Mainland motorists tossing up between petrol prices should spare a thought for those forking out the big bucks in more isolated parts of the country.
On Great Barrier Island, for example, those hoping to fill up can expect to pay for at least $3 per litre at the pumps.
At Port Fitzroy Fuel, petrol was going for $3.10 a litre this afternoon.
A worker there said he was sure that that was the cheapest price in the area - saying he understood other pumps were selling petrol for an eye-watering $3.30 per litre.
On Waiheke Island, readers who contacted the Herald yesterday said the Z Onetangi Service Station was selling 92 Unleaded at $2.65 per litre.
One local man said: "There are three competitors on the island - BP, Z and GAS - but prices are usually aligned or within a few cents of each other.
"Transport to the island is usually cited as the reason for the high price, but if you calculate the per litre cost of ferry transport for a petrol tanker, the maths does not add up.
"More likely a captive market, given it's an island and therefore limited competition and choice when filling up - compared to the mainland.''
Another Waiheke resident reported paying $2.76 per litre for 91-octane fuel.
"Too much,'' she said, simply.
Data provided to the Herald by fuel-finding app Gaspy found West Coast, Otago, Canterbury and Southland fuel pumps were the most expensive.
The cheapest fuel in the country could be found in the North Island, the Bay of Plenty topping the charts followed by Hawke's Bay and Taranaki.
Gull Ōpōtiki and Caltex Bridge Station had New Zealand's cheapest fuel yesterday, with customers paying just 175.7 cents per litre for 91 octane.
Tourist hot-spot Wanaka had the mainland's two most expensive fuel stations for 91 octane, both BP 2go Wanaka and Caltex Wanaka asking 239.9c per litre.
However, a short distance out of Wanaka township, McKeown Wanaka had 91 for sale at 217.9c.
This week, Prime Minister Jacinda Ardern put her foot down among creeping fuel prices and said Kiwis had been "fleeced" at the pump for around a decade.
Her criticism followed a draft Commerce Commission report confirming the fuel industry was not as competitive as it should be - and Kiwis paid too much for petrol.
The Government had already started work on how it could drive down fuel prices, Ardern said.
AA Petrolwatch spokesman Mark Stockdale said transport cost was not the major reason fuel prices were more expensive in the South Island.
"Why are those places so expensive if it's not transport?

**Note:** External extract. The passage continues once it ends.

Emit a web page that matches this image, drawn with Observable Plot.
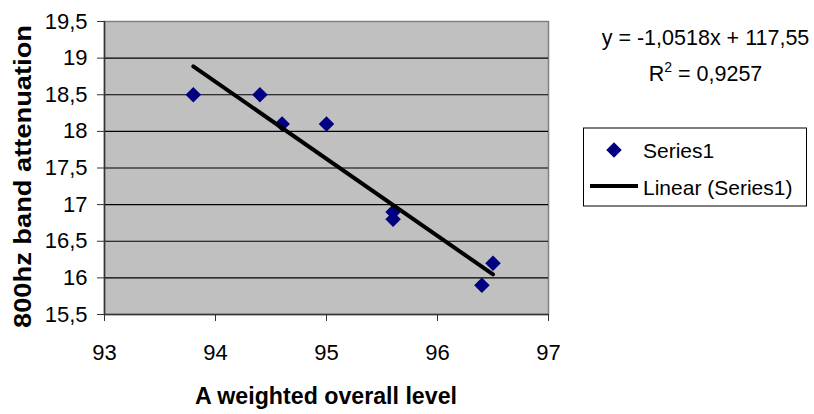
<!DOCTYPE html>
<html><head><meta charset="utf-8">
<script src="https://cdn.jsdelivr.net/npm/d3@7"></script>
<script src="https://cdn.jsdelivr.net/npm/@observablehq/plot@0.6"></script>
<style>body{margin:0;background:#fff} #chart{width:814px;height:414px}</style>
</head><body><div id="chart"></div>
<script>
const xValues = [93.8, 94.4, 94.6, 95.0, 95.6, 95.6, 96.4, 96.5];
const yValues = [18.5, 18.5, 18.1, 18.1, 16.9, 16.8, 15.9, 16.2];
const xTicks = [93, 94, 95, 96, 97];
const yTicks = [15.5, 16, 16.5, 17, 17.5, 18, 18.5, 19, 19.5];
const seriesName = "Series1";
const trendName = "Linear (Series1)";
const equationText = "y = -1,0518x + 117,55";
const r2Value = "0,9257";
const xTitle = "A weighted overall level";
const yTitle = "800hz band attenuation";

const data = xValues.map((x, i) => ({x, y: yValues[i]}));
const fmt = d => String(d).replace(".", ",");
const font = "'Liberation Sans', Arial, sans-serif";

const plot = Plot.plot({
  width: 814, height: 414,
  marginLeft: 104, marginRight: 266, marginTop: 21, marginBottom: 100,
  style: {fontFamily: font, fontSize: "22px", color: "#000", background: "#fff", overflow: "visible"},
  x: {domain: [93, 97], label: null},
  y: {domain: [15.5, 19.5], label: null},
  marks: [
    Plot.frame({fill: "#c0c0c0", stroke: "#808080", strokeWidth: 1.5}),
    Plot.gridY(yTicks.slice(1, -1), {stroke: "#000", strokeOpacity: 1, strokeWidth: 1.2}),
    Plot.axisY({ticks: yTicks, tickFormat: fmt, tickSize: 7, tickPadding: 10, label: null, fontSize: 22, stroke: "#333"}),
    Plot.axisX({ticks: xTicks, tickFormat: fmt, tickSize: 7, tickPadding: 23, label: null, fontSize: 22, stroke: "#333"}),
    Plot.ruleX([93], {stroke: "#333", strokeWidth: 1.5}),
    Plot.ruleY([15.5], {stroke: "#333", strokeWidth: 1.5}),
    Plot.dot(data, {x: "x", y: "y", symbol: "diamond2", r: 7, fill: "#000080", stroke: "none"}),
    Plot.linearRegressionY(data, {x: "x", y: "y", stroke: "#000", strokeWidth: 4, ci: 0})
  ]
});
document.getElementById("chart").appendChild(plot);

const svg = d3.select(plot);
svg.selectAll('g[aria-label="y-axis tick label"] text, g[aria-label="x-axis tick label"] text')
  .style("font-size", "22px");

const g = svg.append("g").attr("font-family", font).attr("fill", "#000").attr("text-anchor", "start");

// axis titles
g.append("text").attr("x", 326).attr("y", 404).attr("text-anchor", "middle")
  .attr("font-size", 23).attr("font-weight", "bold")
  .attr("textLength", 262).attr("lengthAdjust", "spacingAndGlyphs").text(xTitle);
g.append("text").attr("transform", "translate(31,176.5) rotate(-90)").attr("text-anchor", "middle")
  .attr("font-size", 23).attr("font-weight", "bold")
  .attr("textLength", 303).attr("lengthAdjust", "spacingAndGlyphs").text(yTitle);

// trendline equation
g.append("text").attr("x", 705.5).attr("y", 45).attr("text-anchor", "middle")
  .attr("font-size", 21.5).text(equationText);
const r2 = g.append("text").attr("x", 705.5).attr("y", 81).attr("text-anchor", "middle").attr("font-size", 21.5);
r2.append("tspan").text("R");
r2.append("tspan").attr("font-size", 14).attr("dy", -9).text("2");
r2.append("tspan").attr("dy", 9).text(" = " + r2Value);

// legend
const lg = g.append("g");
lg.append("rect").attr("x", 583.5).attr("y", 128).attr("width", 223).attr("height", 78)
  .attr("fill", "#fff").attr("stroke", "#000").attr("stroke-width", 1);
lg.append("path").attr("transform", "translate(614,150)")
  .attr("d", d3.symbol(d3.symbolDiamond2, Math.PI * 7 * 7)()).attr("fill", "#000080");
lg.append("text").attr("x", 643).attr("y", 158).attr("text-anchor", "start").attr("font-size", 21).text(seriesName);
lg.append("line").attr("x1", 590).attr("x2", 638).attr("y1", 186).attr("y2", 186)
  .attr("stroke", "#000").attr("stroke-width", 4);
lg.append("text").attr("x", 643).attr("y", 195).attr("text-anchor", "start").attr("font-size", 21).text(trendName);
</script>
</body></html>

We say that it's due to a lack of competition, which is what this Commerce Commission report is about."
No-frills fuel companies like Gull and Waitomo would likely see prices drop in Otago, Queenstown Lakes and West Coast areas.
"They don't have Gull and they don't have Waitomo, which have very aggressive price discounts," Stockdale said.

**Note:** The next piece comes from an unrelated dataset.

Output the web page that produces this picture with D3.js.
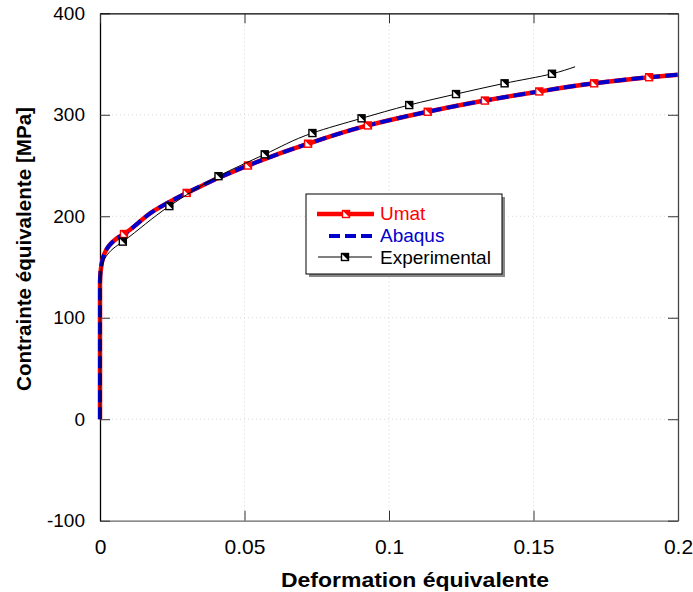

"[Those companies have] pay at the pump, there's no shops, no staff, so they have lower overheads and that's reflected in their price.

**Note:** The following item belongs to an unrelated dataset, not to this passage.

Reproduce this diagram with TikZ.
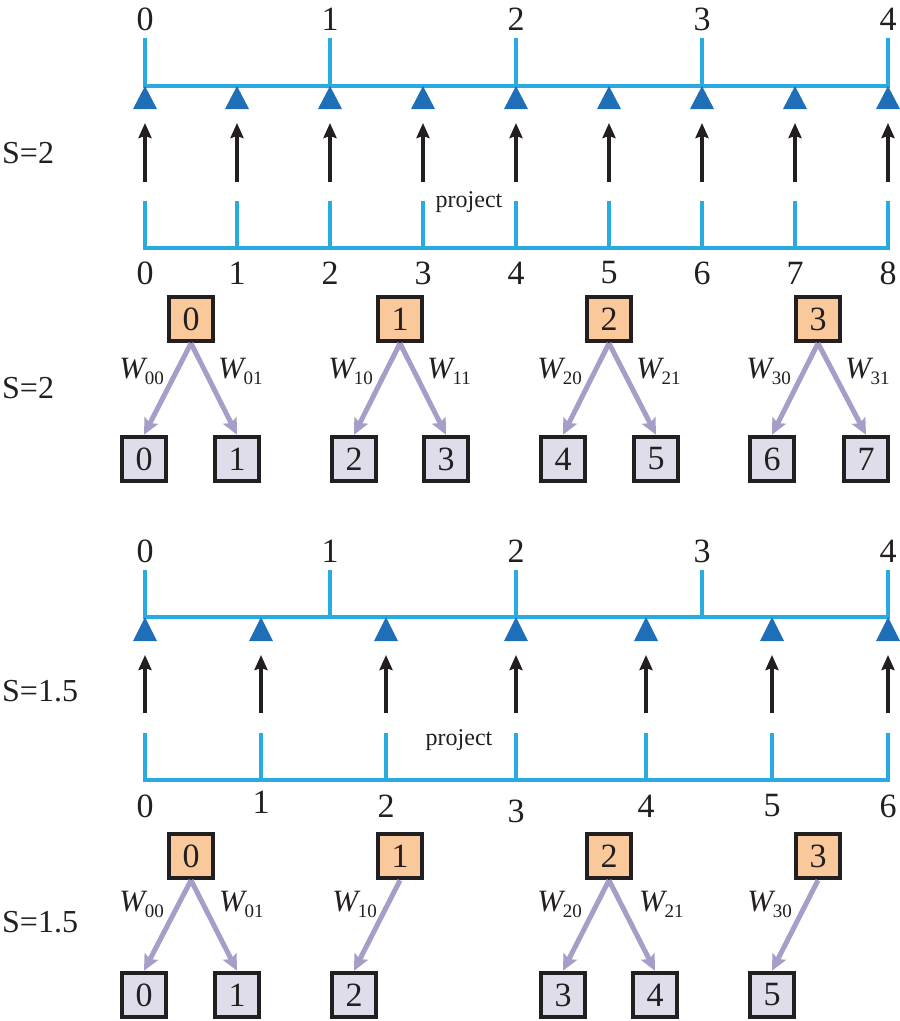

"They don't operate in places like Queenstown but if they did we'd see lower fuel prices as a result and that's what needs to change."
As it happens, both Gull and Waitomo said they were committed to entering the South Island market, he added.
Hastings retiree Rosie Marriott told the Herald she'll often afford herself a wry laugh at the thought of people filling their cars with fuel.
She bought her Nissan Leaf two years ago and said she had only spent $480 on it during that time, for a total mileage of 10,000km.
"It's just $240 a year to run," she said.
"I'm not a huge traveller, but I have taken it to Palmy and Taupō a few times and it's amazing."
The Nissan powers its way to Taupō quite easily and the ride was great. Living in Hastings, the return cost from Napier was only 80 cents, she said.
Before her Nissan, Marriott owned a Subaru Impreza and the costs were far higher in comparison then to now, she said.
Not only for fuel, but with maintenance costs and the usual warrant of fitness woes making for a strong headache. With her Nissan, however, life was a breeze.
While some electric vehicles were expensive, Marriott said her Nissan - which was second-hand but without much mileage - only cost her $22,000.
Friends of hers were forking out the equivalent for small cars which required fuel to run, which was "mad", Marriott said.
Asked whether she would advise other motorists to get on board with the electric-vehicle movement, she said yes, "I'm trying to talk everybody into it."